IV. The authorities on the construction of the statute in this regard are all with the plaintiffs, and stem from the decision of the Board of Tax Appeals in the case of Heinz v. Commissioner of Internal Revenue, 34 B.T.A. 885, in which the Board of Tax Appeals reversed the Commissioner and sustained the taxpayer’s contention. This case was affirmed by the Circuit Court of Appeals for the Third Circuit on February 11, 1938. Heinz v. Commissioner of Internal Revenue, 94 F.2d, 832.

Meantime, the same question of construction had twice come before the Circuit Court of Appeals for this Circuit, and, on the same day, June 28, 1937, both cases were decided in the taxpayer’s favor. Commissioner v. Cary, 91 F.2d, 1009; Commissioner v. Peck, 91 F.2d, 1011. The Court did not write an opinion in either case, and the Board of Tax Appeals decided both of the cases just mentioned, in memorandum opinions, on the authority of the case of Heinz v. Commissioner of Internal Revenue, 34 B.T.A. 885, above referred to.

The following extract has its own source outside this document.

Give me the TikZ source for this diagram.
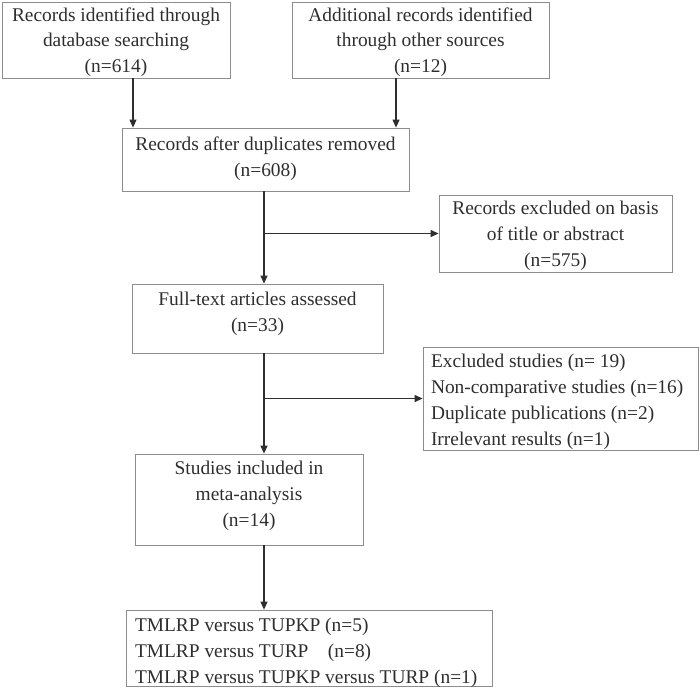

Precisely the same question of statutory construction of the 1928 Revenue Act was decided on the same authority against the Commissioner on January 18, 1937 in a memorandum opinion by the Board of Tax Appeals in the case of Commissioner v. Neylan, 35 B.T.A. 1234. The Commissioner appealed this decision of the Board to the Circuit Court of Appeals for the Ninth Circuit which affirmed the Board in Commissioner of Internal Revenue v. Neylan, 97 F.2d, 410.

To the same effect also is the case of United States v. Bok, 22 F.Supp. 864, decided by the District Court for the Eastern District of Pennsylvania on the authority of the decision of the Circuit Court of Appeals for the Third Circuit in the Heinz Case.

V. Mr. Schoonmaker for the government — conceding that the original purchase of 820 shares of Steel common was a “transaction entered- into for profit” within the meaning of Section 23(e) (2) —contends, with his usual ingenuity, (1) that the repurchase of 820 shares of Steel common on December 24, 1931, has not been shown to have been a transaction entered into for profit within the meaning of Section 23(e) (2), (2) that the plaintiffs have the burden of showing this, and have failed to sustain that burden, and (3) that, consequently, the complaint must be dismissed.

I think that the answers to this contention, so far as I am concerned, must be that this Circuit Court of Appeals has ruled twice for the taxpayer on precisely similar states of facts. That the point now raised by Mr. Schoonmaker was apparently not raised in the cases referred to does not dilute their authority with me for the point was there.

But, aside from the authorities referred to, I think that Section 113(a), Subdivision 11, and Section 118 read together, cover the precise situation here involved and sustain the taxpayer’s contention. So that if one had an original transaction entered into for profit, as is here admitted, Section 113(a), Subdivision 11, furnished a specific method of converting a capital loss resulting therefrom into an ordinary loss. Cf. the last paragraph of the opinion in Lewis v. Commissioner of Internal Revenue, 34 B.T.A. 996, at page 997.

VI. Unless agreed on, findings of fact and conclusions of law in accordance with this opinion must be submitted to me through the Clerk’s office by the plaintiffs’ counsel bn five days’ notice.